§ **Prompt**
It is required that the lines from the top of the listing through the line with "plt.rcParams['font.style'] = 'italic'" be reproduced exactly, excluding pictures.
## Start
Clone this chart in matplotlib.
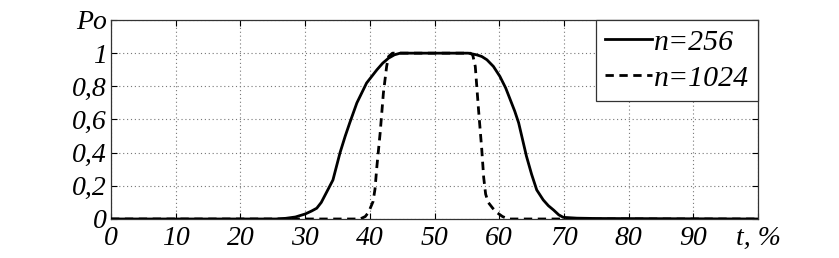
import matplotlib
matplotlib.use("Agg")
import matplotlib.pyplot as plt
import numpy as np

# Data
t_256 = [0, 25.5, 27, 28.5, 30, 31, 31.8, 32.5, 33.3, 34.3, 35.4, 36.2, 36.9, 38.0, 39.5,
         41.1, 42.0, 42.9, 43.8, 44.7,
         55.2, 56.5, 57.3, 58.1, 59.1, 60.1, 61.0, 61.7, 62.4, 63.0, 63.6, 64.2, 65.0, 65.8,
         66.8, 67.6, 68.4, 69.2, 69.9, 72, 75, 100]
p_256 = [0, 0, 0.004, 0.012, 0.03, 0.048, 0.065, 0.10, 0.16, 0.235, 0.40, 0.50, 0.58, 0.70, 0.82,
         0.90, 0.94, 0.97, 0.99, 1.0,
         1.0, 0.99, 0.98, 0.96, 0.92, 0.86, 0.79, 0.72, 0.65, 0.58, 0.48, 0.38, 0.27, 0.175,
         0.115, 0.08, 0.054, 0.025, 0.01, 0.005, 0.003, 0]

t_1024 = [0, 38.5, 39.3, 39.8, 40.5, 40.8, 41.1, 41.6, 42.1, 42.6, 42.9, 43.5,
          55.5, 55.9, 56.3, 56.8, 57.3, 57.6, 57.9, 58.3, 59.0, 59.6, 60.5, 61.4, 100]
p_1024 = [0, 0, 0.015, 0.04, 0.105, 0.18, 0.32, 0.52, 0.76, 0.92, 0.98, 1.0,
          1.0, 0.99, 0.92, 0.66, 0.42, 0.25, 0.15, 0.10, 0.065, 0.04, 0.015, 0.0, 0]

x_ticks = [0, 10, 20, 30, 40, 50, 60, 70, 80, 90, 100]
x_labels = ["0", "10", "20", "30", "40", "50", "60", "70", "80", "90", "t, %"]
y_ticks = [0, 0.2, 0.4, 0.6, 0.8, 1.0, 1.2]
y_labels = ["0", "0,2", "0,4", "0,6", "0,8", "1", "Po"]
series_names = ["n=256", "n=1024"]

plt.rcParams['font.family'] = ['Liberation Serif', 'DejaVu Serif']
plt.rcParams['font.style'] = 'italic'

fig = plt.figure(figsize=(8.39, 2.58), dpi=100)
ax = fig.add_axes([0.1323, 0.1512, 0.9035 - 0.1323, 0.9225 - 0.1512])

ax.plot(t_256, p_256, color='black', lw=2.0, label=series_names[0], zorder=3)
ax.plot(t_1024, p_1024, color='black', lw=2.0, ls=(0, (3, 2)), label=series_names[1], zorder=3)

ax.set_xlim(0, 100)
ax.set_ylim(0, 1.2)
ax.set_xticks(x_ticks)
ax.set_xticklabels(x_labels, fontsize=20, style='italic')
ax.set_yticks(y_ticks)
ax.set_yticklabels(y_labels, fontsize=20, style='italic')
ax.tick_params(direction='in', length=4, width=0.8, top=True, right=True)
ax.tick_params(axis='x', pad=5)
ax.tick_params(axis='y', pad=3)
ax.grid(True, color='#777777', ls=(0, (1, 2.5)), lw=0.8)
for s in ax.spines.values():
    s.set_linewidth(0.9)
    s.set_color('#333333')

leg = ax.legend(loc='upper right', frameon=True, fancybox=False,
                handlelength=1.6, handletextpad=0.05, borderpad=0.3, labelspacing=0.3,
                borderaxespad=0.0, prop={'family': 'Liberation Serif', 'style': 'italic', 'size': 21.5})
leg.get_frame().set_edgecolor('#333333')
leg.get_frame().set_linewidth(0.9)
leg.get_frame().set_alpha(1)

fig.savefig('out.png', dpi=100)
## End
§ **Completed exercise**
Clone this chart in matplotlib.
import matplotlib
matplotlib.use("Agg")
import matplotlib.pyplot as plt
import numpy as np

# Data
t_256 = [0, 25.5, 27, 28.5, 30, 31, 31.8, 32.5, 33.3, 34.3, 35.4, 36.2, 36.9, 38.0, 39.5,
         41.1, 42.0, 42.9, 43.8, 44.7,
         55.2, 56.5, 57.3, 58.1, 59.1, 60.1, 61.0, 61.7, 62.4, 63.0, 63.6, 64.2, 65.0, 65.8,
         66.8, 67.6, 68.4, 69.2, 69.9, 72, 75, 100]
p_256 = [0, 0, 0.004, 0.012, 0.03, 0.048, 0.065, 0.10, 0.16, 0.235, 0.40, 0.50, 0.58, 0.70, 0.82,
         0.90, 0.94, 0.97, 0.99, 1.0,
         1.0, 0.99, 0.98, 0.96, 0.92, 0.86, 0.79, 0.72, 0.65, 0.58, 0.48, 0.38, 0.27, 0.175,
         0.115, 0.08, 0.054, 0.025, 0.01, 0.005, 0.003, 0]

t_1024 = [0, 38.5, 39.3, 39.8, 40.5, 40.8, 41.1, 41.6, 42.1, 42.6, 42.9, 43.5,
          55.5, 55.9, 56.3, 56.8, 57.3, 57.6, 57.9, 58.3, 59.0, 59.6, 60.5, 61.4, 100]
p_1024 = [0, 0, 0.015, 0.04, 0.105, 0.18, 0.32, 0.52, 0.76, 0.92, 0.98, 1.0,
          1.0, 0.99, 0.92, 0.66, 0.42, 0.25, 0.15, 0.10, 0.065, 0.04, 0.015, 0.0, 0]

x_ticks = [0, 10, 20, 30, 40, 50, 60, 70, 80, 90, 100]
x_labels = ["0", "10", "20", "30", "40", "50", "60", "70", "80", "90", "t, %"]
y_ticks = [0, 0.2, 0.4, 0.6, 0.8, 1.0, 1.2]
y_labels = ["0", "0,2", "0,4", "0,6", "0,8", "1", "Po"]
series_names = ["n=256", "n=1024"]

plt.rcParams['font.family'] = ['Liberation Serif', 'DejaVu Serif']
plt.rcParams['font.style'] = 'italic'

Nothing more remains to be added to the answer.